Each address has two pieces of cryptographic keys: a public key and a private key. A public key is like an ID number, you give it to people so they know where to send you the currency. The private key is secret, like a password. Only with this can the owner send their Bitcoins. In a sense, it’s used to sign the transactions. So, someone can send money to your public key, and you can use your private key to access your Bitcoins to send money to them (specifically to their public key), more or less like an e-transfer.

A blockchain is the database used to keep a record of all the transactions that have taken place in the Bitcoin network. It also keeps track of new Bitcoins as they are generated. With both these pieces of information, the blockchain can keep track of who has how much money at all times. (For more clarity on blockchains, here is a breakdown.)

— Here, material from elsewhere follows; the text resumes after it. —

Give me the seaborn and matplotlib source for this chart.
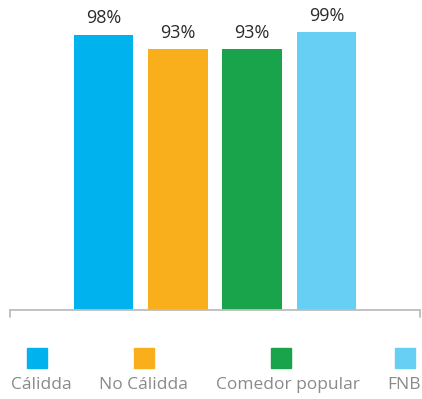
import matplotlib
matplotlib.use("Agg")
import matplotlib.pyplot as plt
import seaborn as sns
import pandas as pd
from matplotlib.patches import Rectangle

categories = ["Cálidda", "No Cálidda", "Comedor popular", "FNB"]
values = [98, 93, 93, 99]
colors = ["#00b2ee", "#f9ae1b", "#19a34a", "#67cef4"]

df = pd.DataFrame({"cat": categories, "val": values})

sns.set_style("white")
plt.rcParams["font.family"] = ["Open Sans", "DejaVu Sans"]

fig = plt.figure(figsize=(4.22, 3.99), dpi=100)
ax = fig.add_axes([10/422, 0.223, 410/422, 0.703])
sns.barplot(data=df, x="cat", y="val", hue="cat", palette=colors, saturation=1,
            width=0.8, legend=False, ax=ax, order=categories, hue_order=categories,
            linewidth=0)
ax.set_xlim(-1.258, 4.258)
ax.set_ylim(0, 100)
for s in ["top", "right", "left"]:
    ax.spines[s].set_visible(False)
ax.spines["bottom"].set_color("#bdbdbd")
ax.spines["bottom"].set_linewidth(1.3)
ax.set_xticks([])
ax.set_yticks([])
ax.set_xlabel("")
ax.set_ylabel("")
# end ticks of baseline
for xa in (0, 1):
    ax.annotate("", xy=(xa, 0), xycoords="axes fraction", xytext=(0, -5),
                textcoords="offset points",
                arrowprops=dict(arrowstyle="-", color="#bdbdbd", lw=1.3, shrinkA=0, shrinkB=0))

for i, v in enumerate(values):
    ax.annotate(f"{v}%", xy=(i, v), xytext=(0, 5.5), textcoords="offset points",
                ha="center", va="bottom", fontsize=13, color="#2b2b2b")

# legend
sq_x = [27, 134, 271, 395]
lab_x = [41, 143, 288, 404]
for i, c in enumerate(categories):
    fig.patches.append(Rectangle((sq_x[i]/422, 1 - 368/399), 20/422, 20/399,
                                 transform=fig.transFigure, color=colors[i]))
    fig.text(lab_x[i]/422, 1 - 385/399, c, ha="center", va="center",
             fontsize=12.5, color="#8a8a8a")

fig.savefig("out.png", dpi=100)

The Bitcoins themselves are generated by “miners”. They do this by solving a math problem, and the level of difficulty of each problem depends on the amount of people purchasing Bitcoin at the time. These complex problems require extremely powerful processers to solve them, and the process is called “mining”.

There are also digital “wallets” which cryptocurrency users can purchase to keep track of all their public and private addresses. Since you can have as many addresses as you want, it can get hard to manage multiple accounts. It’s easier to hold all this information in one place, just like a real wallet would. (If you still don’t understand cryptocurrency, here’s an even simpler explanation from Coindesk.com.)

There are a few more unique elements of cryptocurrency worth noting:

  • No permission needed: Anyone can download the software for free. After installation, you can receive and send cryptocurrency to your heart’s content. There is no gatekeeper, and no one can stop you.
  • Instant transactions: Since transactions happen in a global network of computers, it doesn’t matter if you send funds to someone on the other side of the world or someone in your own house. The transactions are instant in the network and confirmed within a few minutes, regardless of your physical location.
  • It is irreversible: A transaction can’t be reversed by anyone. After confirmation, there’s no way of getting your money back. As well, there’s no safety net if you sent your funds to a scammer. Also, be sure not to lose your address. 50 Cent got lucky he could remember his address, but several people have lost out on potentially hefty amounts simply because they lost theirs or forgot where it was. Due to the nature of cryptocurrency, it’s now gone forever.
  • It’s decentralized: Nakamoto found a way to build a decentralized digital cash system, something people have failed to do for years, until now. A defining feature of cryptocurrency, its decentralized nature means it’s not issued by any central authority, making it tentatively closed from government interference. This also means that no banks are involved. As it stands now, Bitcoins are not issued or regulated by any bank or government.

Although cryptocurrencies are meant to be used as currency, people are mostly interested in trading the cryptocurrencies themselves, just like stocks. However, if you are looking to invest, be wary of its fluctuating value. As cautioned by multiple experts including Jim Cramer of CNBC’s Mad Money, cryptocurrency is more of a gamble than an investment. Canada’s Securities Administrators also issued a special warning about the high level of risk associated with digital currency­- linked products. According to Inverse.com, what was once dirt-cheap cryptocurrency in early 2009, “experienced a sudden surge in price towards the end of 2017, reached a record high of $19,783, and then ended the year down at $13,889.” Self-made millionaire Tony Robbins told CNBC’s Fast Money that Bitcoin is like going to Vegas — only bet what you can afford to lose.

As for the future of cryptocurrencies, it’s impossible to tell if it will eventually become part of the real-world economy, or if it’s just a massive bubble. Currently, no government has officially accepted the system. However, giant companies such as IBM have already started adopting the blockchain technology, and if investors continue to back cryptocurrencies for the long run, there may come a point in time when blockchain based economies become a reality.